The figure was 10% lower than the same period the previous year and in line with the quarterly average of 2010, the Council of Mortgage Lenders (CML) said.

However, the number of householders getting behind on mortgage payments has fallen slightly since December.

The CML warned that households would be financially stretched for some time.

The group has predicted that a total of 40,000 people will lose their homes this year, up from 36,300 in 2010.

Missing payments

Repossessions were at a relatively low level at the end of 2010, but the latest quarterly figures show the first three-month on three-month rise since the third quarter of 2009.

But while more homes were repossessed, arrears levels fell during the same period.

At the end of March, the number of mortgages with arrears equivalent to 2.5% or more of the outstanding balance stood at 166,900, which was 1.47% of all loans.

This was less than the 170,000, or 1.5%, of loans in arrears at the end of December 2010, and 11% lower than the 187,300 home loans in arrears, 1.65% of loans, a year earlier.

Michael Coogan, CML director general, said that lenders were giving householders the chance to get back on track with mortgage payments, rather than repossessing homes quickly.

However, a squeeze on incomes could make things more difficult for homeowners.

"Looking ahead, the financial position of many households is likely to be stretched for some while, and some will inevitably find themselves in difficulty," Mr Coogan said.

"Lenders have a range of options to nurse borrowers through temporary problems."

He added that the regulator of the mortgage market had alerted lenders to the fact that being too generous with borrowers getting behind on payments could cause problems, as could repossessing homes quickly without giving householders the chance to overcome difficulties.

Interest rates

Commentators have been debating if and when the Bank rate might rise from its record low of 0.5%.

Image caption Some people are finding it tough to sell their homes when they need to, advisers say

This would have an impact on the costs of mortgages. However, a rate rise of a quarter percentage point, taking the Bank rate to 0.75%, would not push a host of homebuyers into arrears, a CML spokeswoman said.

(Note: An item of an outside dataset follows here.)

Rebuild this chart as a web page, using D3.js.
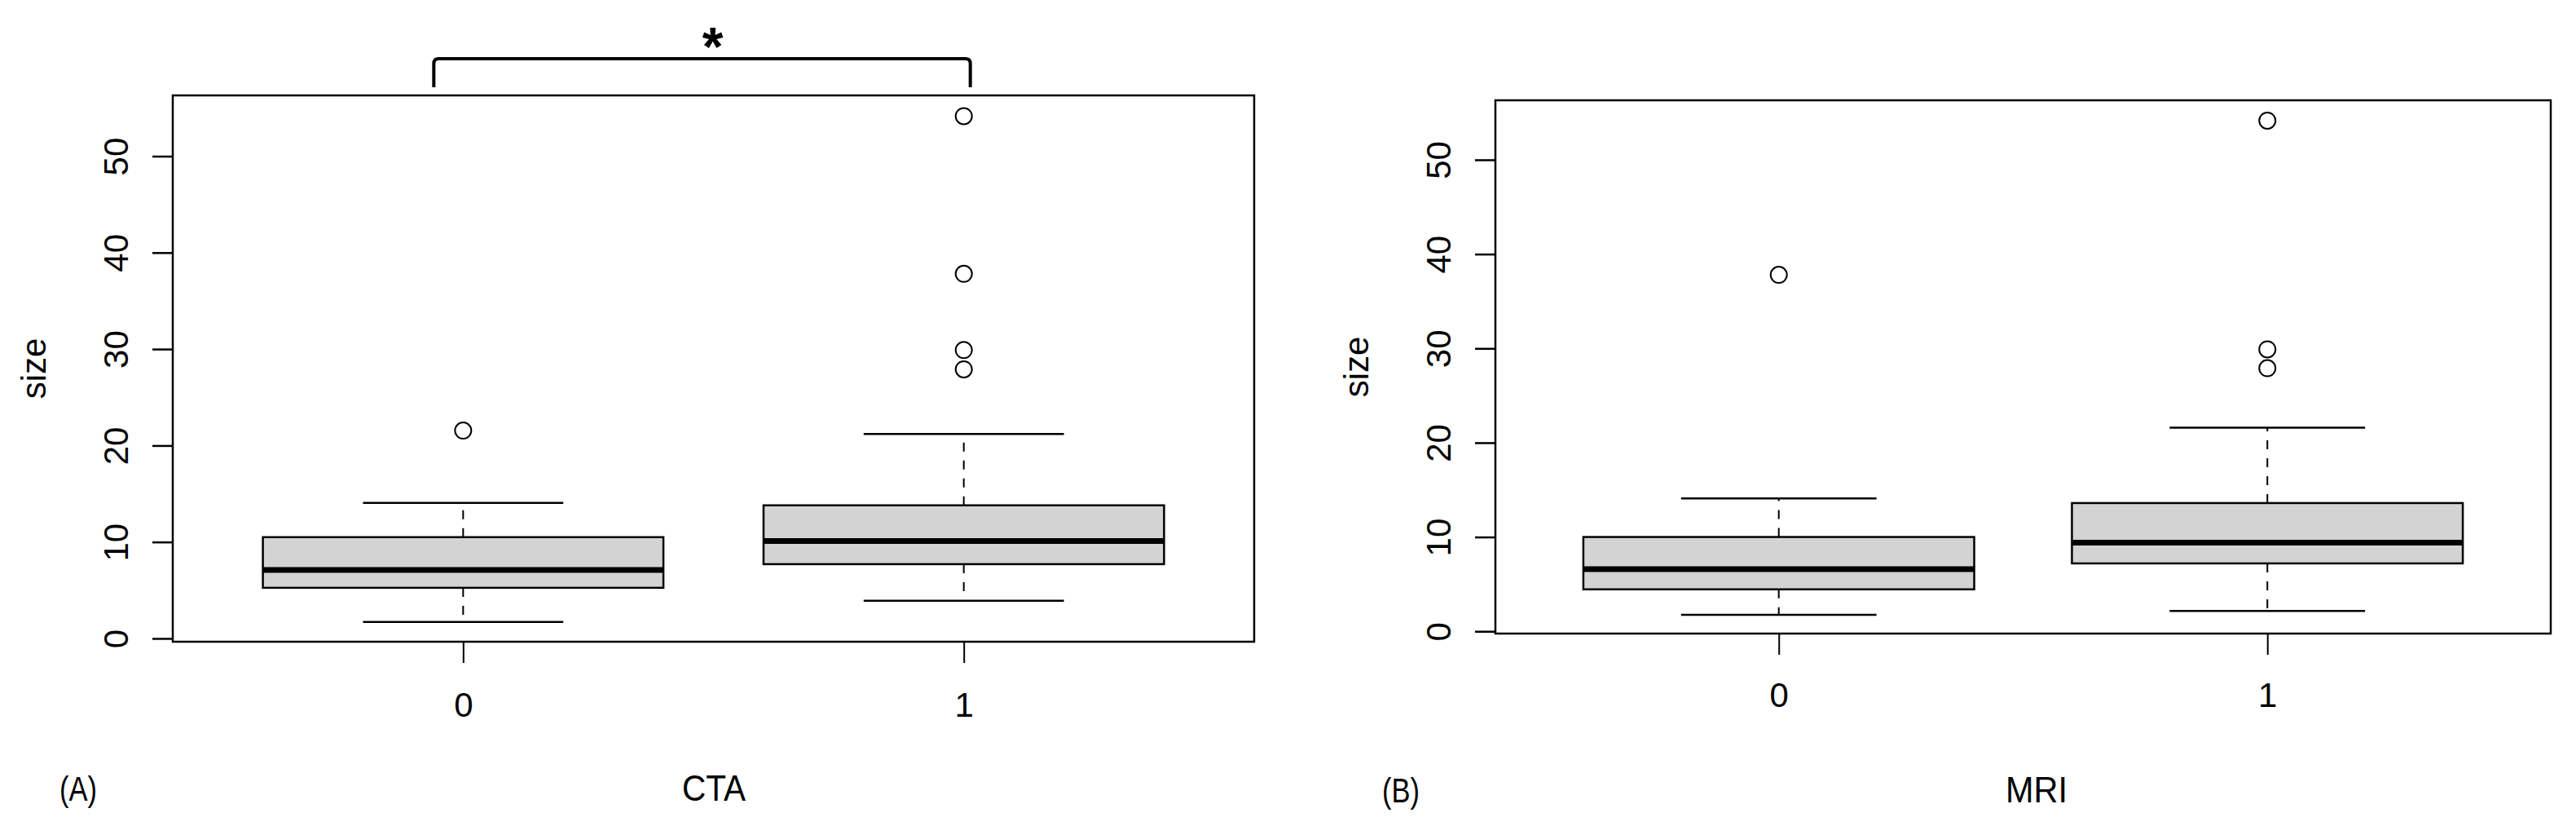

Despite this, falling house prices and inactivity in the market could cause problems for some families facing financial difficulties, one adviser said.

"The continued decline of house prices since March 2010 means that there is an ever-increasing stock of houses appearing on a stagnant housing market. Therefore, for individuals in debt and with arrears, selling their property quickly is far from certain," said Bev Budsworth, managing director of The Debt Advisor.

Other figures published on Thursday by the Ministry of Justice showed that the number of households in the early stages of the repossession process had remained relatively stable.

Repossession claims issued in courts in England and Wales rose for the third consecutive quarter during the first three months of 2011 to 20,034, on a seasonally-adjusted basis. This was 3% higher than for the previous quarter and 8% higher than during the same period the previous year.

These led to 14,568 repossession orders being made, unchanged from the previous quarter and 2% up on a year earlier. Around 48% of the orders were suspended.

The north-east and north-west of England had both the highest number and ratio of repossession claims during the first three months of the year.